Им есть что честно написать в заявлении на визу, и слова «трудовой стаж» их не пугают.
Остаётся исчезающий народ без роду и племени, бредущий по литературной пустыне. Говорят, что за сорок лет в числе всяких странников происходят важные демографические перемены, и после этого срока на них не остаётся клейма прежнего уклада жизни. Я бы ставил на то, что люди без понятных и крепких профессий, не попавшие в сотню настоящих писателей, просто вымрут, как и положено в переходный период.
В общем-то недолго осталось.
12.12.2016
Книги Роршаха (О «Маленькой жизни» Янагихары)
Лето — это маленькая жизнь. Жизнь, в которой не было ни дня фальши, Вряд ли кто-то точно знает — что дальше. Только участковый мне кивнет молча… Лето — это маленькая жизнь.

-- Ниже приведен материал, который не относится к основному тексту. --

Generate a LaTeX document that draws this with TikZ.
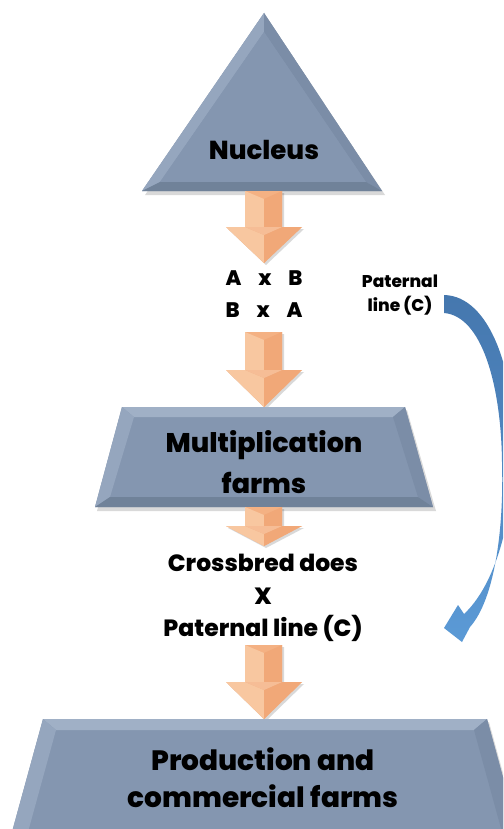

Олег Митяев. «Лето — это маленькая жизнь» (1995).
Янагихара Х. Маленькая жизнь. / Пер. с англ. А. Борисенко, А. Завозовой, В. Сонькина. — М.: АСТ, CORPUS, 2017. — 688 с.
Есть особого типа книги, вокруг которых создаётся движение адептов, и из-за этого возникают трудности личного высказывания. Ведь книги, особенно художественные, это своего рода ядра кристаллизации читательского облака, один из признаков распознавания свой-чужой. Ты, находясь рядом, ощущаешь опасность не пройти акт этого распознавания. Зачем ставить себя в позицию известного набоковского персонажа, который (говоря словами другого персонажа) отнял икону у погорельцев? Для этого тебе нужно быть одиноким обеспеченным человеком. Что толку рассориться с хозяевами икон — особенно если они намоленные? Никакого толку в этом нет — разве за большие деньги.

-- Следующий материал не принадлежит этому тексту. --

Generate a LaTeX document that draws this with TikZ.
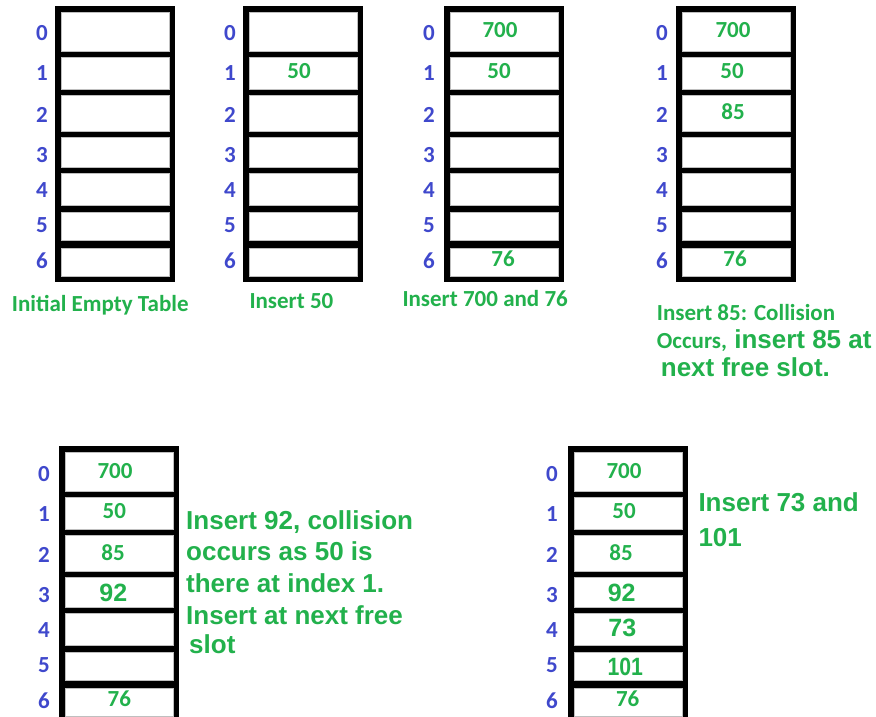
\documentclass[tikz,border=0pt]{standalone}
\usepackage{fontspec}
\newfontfamily\calfont{Carlito}
\newfontfamily\arialfont{Liberation Sans}
\definecolor{tgreen}{RGB}{34,177,76}
\definecolor{tblue}{RGB}{63,72,204}
\tikzset{
  x=1pt, y=-1pt,
  cell/.style={fill=white, draw=black!25, line width=0.4pt, inner sep=0pt, minimum width=108pt},
  idx/.style={text=tblue, font=\calfont\bfseries\fontsize{23}{23}\selectfont, inner sep=0pt, anchor=base},
  val/.style={text=tgreen, font=\calfont\bfseries\fontsize{23}{23}\selectfont, inner sep=0pt, anchor=base},
  bigval/.style={text=tgreen, font=\arialfont\bfseries\fontsize{25}{25}\selectfont, inner sep=0pt, anchor=base},
  caption/.style={text=tgreen, font=\calfont\bfseries\fontsize{23}{23}\selectfont, inner sep=0pt, anchor=base west},
  note/.style={text=tgreen, font=\arialfont\bfseries\fontsize{26}{26}\selectfont, inner sep=0pt, anchor=base west},
}
% #1 name, #2 outer left x, #3 y offset, #4 label x
\newcommand\hashtab[4]{%
  \fill[black] (#2,6+#3) rectangle (#2+120,282+#3);
  \foreach \i/\t/\b/\lb in {0/12/51/41,1/57/89/81,2/95/131/122,3/137/167/162,4/173/205/197,5/212/240/232,6/248/276/268}{
    \node[cell, minimum height={(\b-\t)*1pt}] (#1c\i) at (#2+60, {#3+(\t+\b)/2}) {};
    \node[idx] (#1i\i) at (#4, {#3+\lb}) {\i};
  }%
}
\begin{document}
\begin{tikzpicture}
\useasboundingbox (0,0) rectangle (876,717);
\clip (0,0) rectangle (876,717);
\fill[white] (0,0) rectangle (876,717);

% top row of tables
\hashtab{a}{55}{0}{42}
\hashtab{b}{243}{0}{230}
\hashtab{c}{444}{0}{429}
\hashtab{d}{676}{0}{662}
% bottom row of tables
\hashtab{e}{59}{440}{44}
\hashtab{f}{568}{440}{552}

% values, table b
\node[val] (vb1) at (299,78.3) {50};
% values, table c
\node[val] (vc0) at (500,37.3) {700};
\node[val] (vc1) at (499,78.3) {50};
\node[val] (vc6) at (503,266.7) {76};
% values, table d
\node[val] (vd0) at (733,37.3) {700};
\node[val] (vd1) at (732,78.3) {50};
\node[val] (vd2) at (733,120) {85};
\node[val] (vd6) at (735,266.7) {76};
% values, table e
\node[val] (ve0) at (115,478.3) {700};
\node[val] (ve1) at (114.3,518.3) {50};
\node[val] (ve2) at (113,560) {85};
\node[bigval] (ve3) at (113.3,601.7) {92};
\node[val] (ve6) at (119.3,706.7) {76};
% values, table f
\node[val] (vf0) at (624,478.3) {700};
\node[val] (vf1) at (624,518.3) {50};
\node[val] (vf2) at (621,560) {85};
\node[bigval] (vf3) at (621.7,601.7) {92};
\node[bigval] (vf4) at (622.3,636.7) {73};
\node[bigval, xscale=0.85] (vf5) at (625.3,675) {101};
\node[val] (vf6) at (627.7,706.7) {76};

% captions
\node[caption] (capa) at (11.7,311.7) {Initial Empty Table};
\node[caption] (capb) at (249.3,308.3) {Insert 50};
\node[caption] (capc) at (402.3,306.7) {Insert 700 and 76};
\node[caption] (capd1) at (656.7,320) {Insert 85: Collision};
\node[caption] (capd2) at (656.7,348) {Occurs,{\arialfont\fontsize{26}{26}\selectfont{} insert 85 at}};
\node[note] (capd3) at (660.7,376.7) {next free slot.};

% note for table e
\node[note] (ne1) at (186,529) {Insert 92, collision};
\node[note] (ne2) at (186,560.7) {occurs as 50 is};
\node[note] (ne3) at (186,592.7) {there at index 1.};
\node[note] (ne4) at (186,624) {Insert at next free};
\node[note] (ne5) at (189,653) {slot};

% note for table f
\node[note] (nf1) at (698.3,511.7) {Insert 73 and};
\node[note] (nf2) at (698.3,546) {101};
\end{tikzpicture}
\end{document}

Меня книга Ханьи Янагихары «Маленькая жизнь» интересует не сама по себе, а как феномен социологии литературы — как возникает, и как живёт определённое к этой книге отношение. Чудесный критик Галина Юзефович говорит: «Именно поэтому сходясь в том, что роман мучителен и прекрасен, дальше почти все люди, пишущие и говорящие о „Маленькой жизни“, расходятся»[175] — я, увы, не считаю, что роман мучителен и прекрасен, а куда больше текста, мне интересны его читатели. Есть в PR такой приём — сказать: «Эту книгу либо любят, либо ненавидят», и в этом приём манипуляции — тебе предлагают записаться либо в те, либо в эти, и предполагают в тебе сильные чувства, неким предметом вызванные.